Cheong Wa Dae and the Uri Party leadership, however, seemed to step back from the discussions over an amendment of the Constitution, saying, “It is premature to discuss the matter of amending the Constitution, and the president’s proposals do not mean that it is necessary to amend the Constitution.”

Which is More Desirable: for the President to Retreat from His Positions or Shorten His Term of Office?-

In response to the question of what measures should be taken to realize the suggestion of a grand coalition and the remark of retreating from the front line that the president made, there were starkly different views from lawmakers, ranging from “it is necessary to amend the Constitution” to “it is possible to put into them practice without amending the Constitution.” Most GNP lawmakers answered, “They are considered unconstitutional.”

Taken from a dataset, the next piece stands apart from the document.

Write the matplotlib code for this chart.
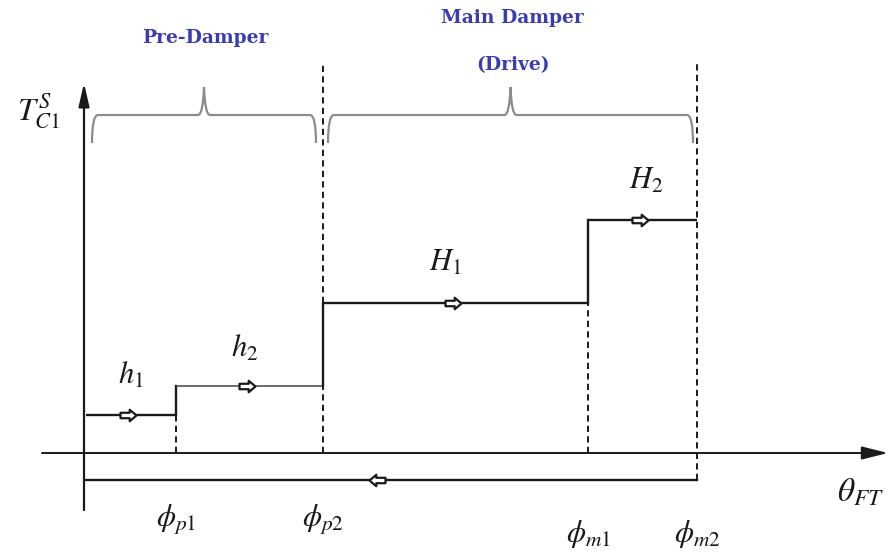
import matplotlib
matplotlib.use("Agg")
import matplotlib.pyplot as plt
from matplotlib.path import Path
from matplotlib.patches import PathPatch

plt.rcParams["mathtext.fontset"] = "stix"

# Spring-torque step characteristic of the clutch damper
phi_labels = [r"$\phi_{p1}$", r"$\phi_{p2}$", r"$\phi_{m1}$", r"$\phi_{m2}$"]
phi = [90, 237, 502, 611]                      # stage boundary angles
stage_labels = [r"$h_1$", r"$h_2$", r"$H_1$", r"$H_2$"]
torque = [38, 67, 150, 233]                    # torque level of each stage
return_torque = -27                            # unloading path
stage_edges = [0] + phi                        # start/end of every stage

INK = "#1a1a1a"
BLUE = "#3b3bb2"
GREY = "#8c8c8c"

fig = plt.figure(figsize=(8.91, 5.56), dpi=100)
ax = fig.add_axes([0, 0, 1, 1])
ax.set_xlim(-86, 805)
ax.set_ylim(-103, 453)
ax.axis("off")

# axes with arrow heads
ax.annotate("", xy=(802, 0), xytext=(-44, 0),
            arrowprops=dict(arrowstyle="-|>,head_length=1.6,head_width=0.4",
                            color=INK, lw=1.4, shrinkA=0, shrinkB=0))
ax.annotate("", xy=(-2, 370), xytext=(-2, -57),
            arrowprops=dict(arrowstyle="-|>,head_length=1.4,head_width=0.32",
                            color=INK, lw=1.6, shrinkA=0, shrinkB=0))

# hollow direction marker
arrow_marker = Path(
    [(-1.0, -0.34), (0.15, -0.34), (0.15, -0.72), (1.0, 0.0),
     (0.15, 0.72), (0.15, 0.34), (-1.0, 0.34), (-1.0, -0.34)],
    [Path.MOVETO] + [Path.LINETO] * 6 + [Path.CLOSEPOLY])
arrow_left = Path(arrow_marker.vertices * [-1, 1], arrow_marker.codes)

dash = (0, (3.2, 2.2))

# loading steps
for i, (x0, x1, t) in enumerate(zip(stage_edges[:-1], stage_edges[1:], torque)):
    lw = 1.1 if i == 1 else 1.7
    col = "#444444" if i == 1 else INK
    ax.plot([x0, x1], [t, t], color=col, lw=lw, solid_capstyle="butt")
    ax.plot([(x0 + x1) / 2 - 3], [t], marker=arrow_marker, ms=11.5,
            mfc="white", mec=INK, mew=1.6)
    if i + 1 < len(torque):
        ax.plot([x1, x1], [t, torque[i + 1]], color=INK, lw=1.7)

# unloading path
ax.plot([0, phi[-1]], [return_torque, return_torque], color=INK, lw=1.7)
ax.plot([phi[-1] / 2 - 15], [return_torque], marker=arrow_left, ms=11.5,
        mfc="white", mec=INK, mew=1.6)

# dashed boundary lines
ax.plot([phi[0], phi[0]], [0, torque[0]], color=INK, lw=1.4, ls=dash)
ax.plot([phi[1], phi[1]], [0, torque[1]], color=INK, lw=1.4, ls=dash)
ax.plot([phi[1], phi[1]], [torque[2], 390], color=INK, lw=1.4, ls=dash)
ax.plot([phi[2], phi[2]], [0, torque[2]], color=INK, lw=1.4, ls=dash)
ax.plot([phi[3], phi[3]], [return_torque, 390], color=INK, lw=1.4, ls=dash)


def brace(x0, x1, y=338, drop=28, rise=28, r=6):
    xc = (x0 + x1) / 2
    verts = [(x0, y - drop), (x0, y), (x0 + r, y),
             (xc - r, y), (xc - 1, y), (xc, y + rise),
             (xc + 1, y), (xc + r, y),
             (x1 - r, y), (x1, y), (x1, y - drop)]
    codes = [Path.MOVETO, Path.CURVE3, Path.CURVE3,
             Path.LINETO, Path.CURVE3, Path.CURVE3,
             Path.CURVE3, Path.CURVE3,
             Path.LINETO, Path.CURVE3, Path.CURVE3]
    ax.add_patch(PathPatch(Path(verts, codes), fill=False, ec=GREY, lw=1.6))


brace(6, phi[1] - 7)
brace(phi[1] + 5, phi[3] - 4)

bold = dict(family="DejaVu Serif", weight="bold", color=BLUE,
            fontsize=13.5, ha="center", va="center")
ax.text(119, 415, "Pre-Damper", **bold)
ax.text(426, 435, "Main Damper", **bold)
ax.text(427, 388, "(Drive)", **bold)

# math labels
ax.text(-47, 342, r"$T_{C1}^{S}$", fontsize=23, color=INK, ha="center", va="center")
label_pos = [(45, 78), (159, 105), (359, 191), (560, 273)]
for (x, y), s in zip(label_pos, stage_labels):
    ax.text(x, y, s, fontsize=22, color=INK, ha="center", va="center")
phi_y = [-67, -67, -81, -81]
for x, y, s in zip(phi, phi_y, phi_labels):
    ax.text(x, y, s, fontsize=22, color=INK, ha="center", va="center")
ax.text(775, -39, r"$\theta_{FT}$", fontsize=24, color=INK, ha="center", va="center")

fig.savefig("out.png", dpi=100, facecolor="white")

Asked about stepping down at the halfway point of the presidency, most lawmakers surveyed responded, “It has nothing to do with amending the Constitution because the president himself can decide over whether he should stay in office.” However, Rep. Choi Jae-cheon answered that it would be possible after an amendment of the Constitution.

Lots of Views over the Direction in the Electoral System-

Concerning the direction in the electoral system, most ruling Uri Party lawmakers responded that it is desirable to seek a multi-member, one-district system or a proportional representation system for each district. Only lawmaker Choi Jae-cheon answered, “It is not bad to maintain the current electoral system.”

Lawmaker Choi Yong-gue argued that a multi-member, one-district system for mixed-city and rural-style areas that puts city areas and their nearby rural areas into an electoral district. Rep. Yang Seoung-jo added, “It is hard to fully break deep-rooted regionalism even by reforming the current electoral system.”

Democratic Labor Party lawmaker Roh Hoe-chan proposed a German-style proportional representation system.

On the other hand, all of the GNP lawmakers excluding two lawmakers answered, “There is no reason to discuss the issue of electoral systems.” Given the GNP’s flat opposition, it appears to be difficult for the ruling and opposition parties to reach an agreement on the issue, even if a bill on reforming the current electoral system is submitted in the upcoming regular session at the National Assembly.